**** Given data

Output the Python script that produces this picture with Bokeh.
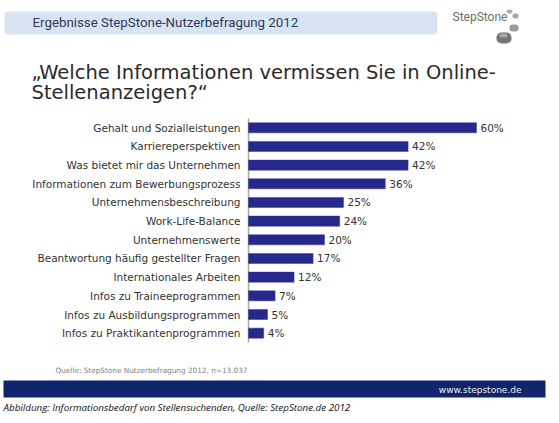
from bokeh.plotting import figure
from bokeh.models import Range1d, Label, BoxAnnotation, ColumnDataSource
from bokeh.core.properties import value
from bokeh.embed import file_html
from bokeh.resources import INLINE

categories = [
    "Gehalt und Sozialleistungen",
    "Karriereperspektiven",
    "Was bietet mir das Unternehmen",
    "Informationen zum Bewerbungsprozess",
    "Unternehmensbeschreibung",
    "Work-Life-Balance",
    "Unternehmenswerte",
    "Beantwortung häufig gestellter Fragen",
    "Internationales Arbeiten",
    "Infos zu Traineeprogrammen",
    "Infos zu Ausbildungsprogrammen",
    "Infos zu Praktikantenprogrammen",
]
values = [60, 42, 42, 36, 25, 24, 20, 17, 12, 7, 5, 4]
value_labels = [f"{v}%" for v in values]

header = "Ergebnisse StepStone-Nutzerbefragung 2012"
question1 = "\u201eWelche Informationen vermissen Sie in Online-"
question2 = "Stellenanzeigen?\u201c"
source_note = "Quelle:  StepStone Nutzerbefragung  2012, n=13.037"
website = "www.stepstone.de"
caption = "Abbildung: Informationsbedarf von Stellensuchenden, Quelle: StepStone.de 2012"
brand = "StepStone"

W, H = 559, 423
# layout: pixel position of value 0, px per percent, first bar centre, px per row
X0, XS = 248, 3.8
Y0, YS = 127.3, 18.67

n = len(categories)
idx = list(range(n))
src = ColumnDataSource(dict(idx=idx, cat=categories, val=values, lab=value_labels,
                            zero=[0] * n))

p = figure(width=W, height=H, output_backend="svg", toolbar_location=None,
           x_axis_type=None, y_axis_type=None,
           x_range=Range1d(-X0 / XS, (W - X0) / XS),
           y_range=Range1d((H - Y0) / YS, -Y0 / YS),
           min_border=0)
p.background_fill_color = "white"
p.border_fill_color = "white"
p.outline_line_color = None
p.grid.visible = False


def box(l, r, t, b, color, radius=0, alpha=1.0):
    p.add_layout(BoxAnnotation(left=l, right=r, top=H - t, bottom=H - b,
                               left_units="screen", right_units="screen",
                               top_units="screen", bottom_units="screen",
                               fill_color=color, fill_alpha=alpha, line_color=None,
                               border_radius=radius, level="underlay"))


# background bands
box(4, 437, 11, 34, "#d9e4f2", 4)
box(3, 545, 380, 397, "#10256b")

# logo stones
box(496, 511, 32, 43, "#757575", 5)
box(499, 507, 33, 37, "#a8a8a8", 2)
box(509, 518, 24, 31, "#9a9a9a", 3)
box(506, 512, 9, 13, "#b0b0b0", 2)
box(512, 518, 13, 18, "#a8a8a8", 2)

# axis line along value 0, spanning all rows
p.segment(x0=[0], x1=[0], y0=[-0.5], y1=[n - 0.5], line_color="#a8a8a8", line_width=1.5)

p.hbar(y="idx", right="val", left="zero", height=0.54, source=src,
       fill_color="#27288c", line_color="#3a3c9a", line_width=0.5)
p.text(x="val", y="idx", text="lab", source=src, x_offset=4,
       text_baseline="middle", text_align="left",
       text_font=value("DejaVu Sans"), text_font_size="10.5px", text_color="#333333")
p.text(x="zero", y="idx", text="cat", source=src, x_offset=-8,
       text_baseline="middle", text_align="right",
       text_font=value("DejaVu Sans"), text_font_size="10.5px", text_color="#333333")


def lab(text, cx, cy, font, size, color, align="left", style="normal"):
    p.add_layout(Label(x=cx, y=H - cy, x_units="screen", y_units="screen",
                       text=text, text_font=font, text_font_size=size,
                       text_color=color, text_align=align, text_baseline="middle",
                       text_font_style=style))


lab(header, 32, 22, "Roboto", "13.3px", "#2d3a5a")
lab(brand, 452, 16, "Roboto", "12px", "#6d6d6d")
lab(question1, 31, 72, "DejaVu Sans", "19.5px", "#2a2a2a")
lab(question2, 31, 92, "DejaVu Sans", "19.5px", "#2a2a2a")
lab(source_note, 55, 370, "DejaVu Sans", "7.3px", "#7f7f7f")
lab(website, 521, 389, "DejaVu Sans", "9px", "#eeeeee", align="right")
lab(caption, 3, 407, "Open Sans", "9.8px", "#111111", style="italic")

open("out.html", "w").write(file_html(p, INLINE))
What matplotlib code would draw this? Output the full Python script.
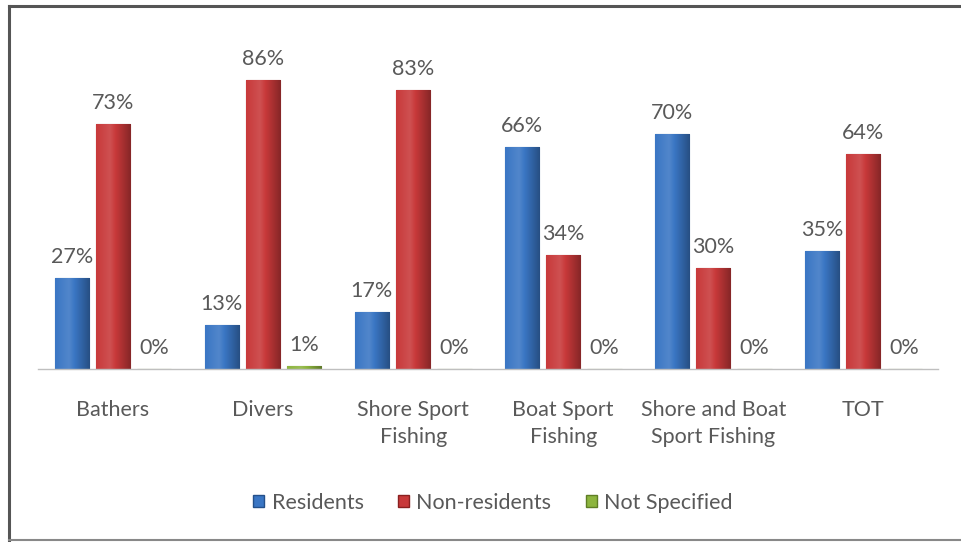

********

What is needed.
Write the entries above out in full, exactly, with no images.

Final answer.
Output the Python script that produces this picture with Bokeh.
from bokeh.plotting import figure
from bokeh.models import Range1d, Label, BoxAnnotation, ColumnDataSource
from bokeh.core.properties import value
from bokeh.embed import file_html
from bokeh.resources import INLINE

categories = [
    "Gehalt und Sozialleistungen",
    "Karriereperspektiven",
    "Was bietet mir das Unternehmen",
    "Informationen zum Bewerbungsprozess",
    "Unternehmensbeschreibung",
    "Work-Life-Balance",
    "Unternehmenswerte",
    "Beantwortung häufig gestellter Fragen",
    "Internationales Arbeiten",
    "Infos zu Traineeprogrammen",
    "Infos zu Ausbildungsprogrammen",
    "Infos zu Praktikantenprogrammen",
]
values = [60, 42, 42, 36, 25, 24, 20, 17, 12, 7, 5, 4]
value_labels = [f"{v}%" for v in values]

header = "Ergebnisse StepStone-Nutzerbefragung 2012"
question1 = "\u201eWelche Informationen vermissen Sie in Online-"
question2 = "Stellenanzeigen?\u201c"
source_note = "Quelle:  StepStone Nutzerbefragung  2012, n=13.037"
website = "www.stepstone.de"
caption = "Abbildung: Informationsbedarf von Stellensuchenden, Quelle: StepStone.de 2012"
brand = "StepStone"

W, H = 559, 423
# layout: pixel position of value 0, px per percent, first bar centre, px per row
X0, XS = 248, 3.8
Y0, YS = 127.3, 18.67

n = len(categories)
idx = list(range(n))
src = ColumnDataSource(dict(idx=idx, cat=categories, val=values, lab=value_labels,
                            zero=[0] * n))

p = figure(width=W, height=H, output_backend="svg", toolbar_location=None,
           x_axis_type=None, y_axis_type=None,
           x_range=Range1d(-X0 / XS, (W - X0) / XS),
           y_range=Range1d((H - Y0) / YS, -Y0 / YS),
           min_border=0)
p.background_fill_color = "white"
p.border_fill_color = "white"
p.outline_line_color = None
p.grid.visible = False


def box(l, r, t, b, color, radius=0, alpha=1.0):
    p.add_layout(BoxAnnotation(left=l, right=r, top=H - t, bottom=H - b,
                               left_units="screen", right_units="screen",
                               top_units="screen", bottom_units="screen",
                               fill_color=color, fill_alpha=alpha, line_color=None,
                               border_radius=radius, level="underlay"))


# background bands
box(4, 437, 11, 34, "#d9e4f2", 4)
box(3, 545, 380, 397, "#10256b")

# logo stones
box(496, 511, 32, 43, "#757575", 5)
box(499, 507, 33, 37, "#a8a8a8", 2)
box(509, 518, 24, 31, "#9a9a9a", 3)
box(506, 512, 9, 13, "#b0b0b0", 2)
box(512, 518, 13, 18, "#a8a8a8", 2)

# axis line along value 0, spanning all rows
p.segment(x0=[0], x1=[0], y0=[-0.5], y1=[n - 0.5], line_color="#a8a8a8", line_width=1.5)

p.hbar(y="idx", right="val", left="zero", height=0.54, source=src,
       fill_color="#27288c", line_color="#3a3c9a", line_width=0.5)
p.text(x="val", y="idx", text="lab", source=src, x_offset=4,
       text_baseline="middle", text_align="left",
       text_font=value("DejaVu Sans"), text_font_size="10.5px", text_color="#333333")
p.text(x="zero", y="idx", text="cat", source=src, x_offset=-8,
       text_baseline="middle", text_align="right",
       text_font=value("DejaVu Sans"), text_font_size="10.5px", text_color="#333333")


def lab(text, cx, cy, font, size, color, align="left", style="normal"):
    p.add_layout(Label(x=cx, y=H - cy, x_units="screen", y_units="screen",
                       text=text, text_font=font, text_font_size=size,
                       text_color=color, text_align=align, text_baseline="middle",
                       text_font_style=style))


lab(header, 32, 22, "Roboto", "13.3px", "#2d3a5a")
lab(brand, 452, 16, "Roboto", "12px", "#6d6d6d")
lab(question1, 31, 72, "DejaVu Sans", "19.5px", "#2a2a2a")
lab(question2, 31, 92, "DejaVu Sans", "19.5px", "#2a2a2a")
lab(source_note, 55, 370, "DejaVu Sans", "7.3px", "#7f7f7f")
lab(website, 521, 389, "DejaVu Sans", "9px", "#eeeeee", align="right")
lab(caption, 3, 407, "Open Sans", "9.8px", "#111111", style="italic")

open("out.html", "w").write(file_html(p, INLINE))
What matplotlib code would draw this? Output the full Python script.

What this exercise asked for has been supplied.